Two top officials, Gen. Fang Fenghui, head of the Joint Staff Department Central Military Commission (CMC), and Gen.
Zhang Yang, head of its Political Work Department have been removed in the latest shake up of the 2.3 million strong PLA, increasing Xi's dominance over the military.
Xi heads the all-powerful CMC the overall high command of the PLA and he is the only civilian in the 11-member body.
The "ousting" of Fang and Zhang is further proof that Xi is "cementing his control over the military", the Hong Kong based South China Morning Post reported today.
Fang has been replaced by Gen. Li Zuocheng, a decorated veteran of the Sino-Vietnamese war and Admiral Miao Hua, formerly the PLA Navy's political commissar has been appointed as head of the Political Work Department in the place of Gen. Zhang.
Xi promoted Li to full general and Miao to the equivalent naval rank in 2015 and both men are seen as being firmly in his camp, the Post report said.
He heads the Presidency and the military, which makes him far more powerful compared to his predecessor, Hu Jintao.
In his first term, Xi has carried out a massive antigraft campaign in the party and the military in which thousands of officials from top to bottom were either punished or purged.
"Whatever option will be chosen, the first thing Xi will do is to root out the harmful influence left by the two disgraced CMC vice-chairmen, Guo Boxiong and Xu Caihou," the Post quoted an official as saying.
Guo and Xu became the most senior military officers probed for buying and selling military ranks and other forms of corruption in the sweeping anti-graft campaign launched by Xi soon after he became party general secretary in November 2012.
Since then, at least 13,000 military officers involved in corruption have been punished, the Post quoted a report by the PLA Daily, official organ of the Chinese military as saying.
Guo, 75, was sentenced to life imprisonment in July last year and Xu died of cancer at the age of 72 in 2015 while in custody and under investigation for graft.
Since he took over Xi's focus remained on revamping the military.

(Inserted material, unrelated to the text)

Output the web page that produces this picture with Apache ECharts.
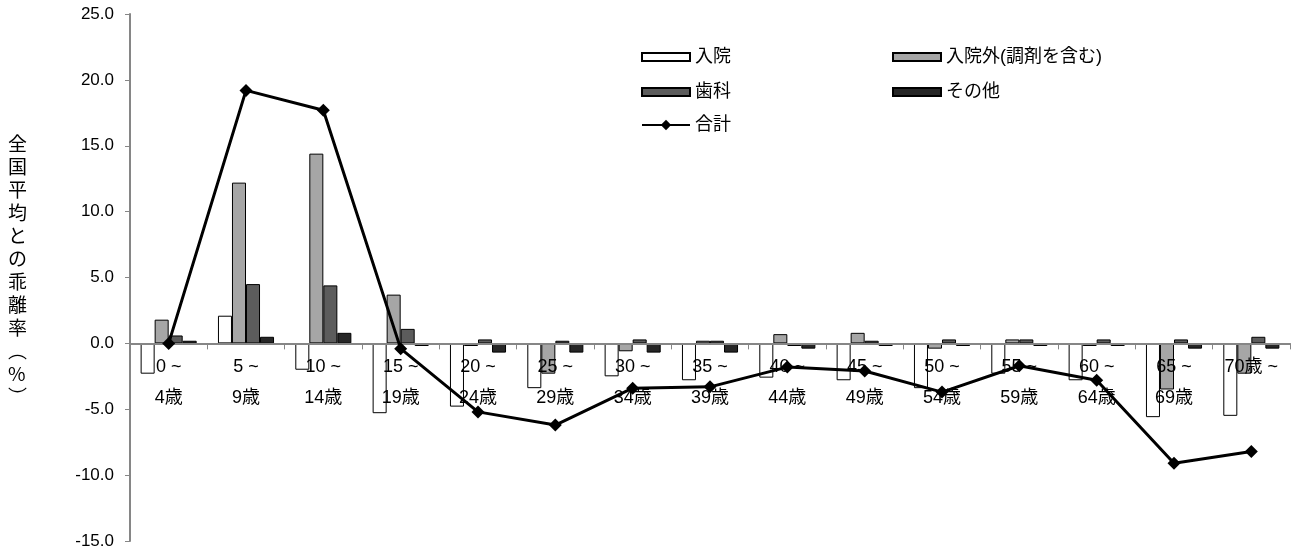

In an unprecedented overhaul, he had announced that PLA would shed three lakh troops, taking their number down to two million.
He has also cut the size of the army to a million and vastly increased the role of the navy and the air force to assist China’s global push for influence.
He had also scrapped the PLA’s four former headquarters – General Staff, General Political, General Logistics and General Armaments – and established 15 functional departments to divide their powers.
The PLA’s seven military commands were also reshaped into five theatre commands.
Xi will use the party congress to restructure the CMC, the Post quoted officials as saying.
He may either trim the size of the 11-member CMC to just the chairman and four vice-chairmen or induct heads of the five theatre commands into the high-power body.
The current CMC comprises one chairman, two vice chairmen, and eight regular members: the defence minister, the heads of the four-former headquarters, and the commanders of the air force, navy and rocket force.
"Rooting out the harmful influence of Guo and Xu is one of the key reasons Xi needs to reform the CMC," Beijing-based military expert Li Jie told the Post.
The structure of the commission also needs to fit the ongoing military overhaul, with thousands of senior officers being laid off, he said.
Shanghai-based political commentator Chen Daoyin said Xi was intent on reforming the CMC to strengthen his hand against those in the party opposed to his new political thinking.
Xi hoped his political ideas would to be in included in the party constitution at the upcoming congress, like those of his predecessors Mao Zedong, Deng Xiaoping, Jiang Zemin and Hu Jintao, and become part of the party’s political guidelines.
"But it seems there are some different voices inside the party against him," Chen told Post.
"The removal Fang and Zhang and reform the CMC could remind his opponents that Xi has absolute dominance in the army, which helped put the Communist Party in power," he said.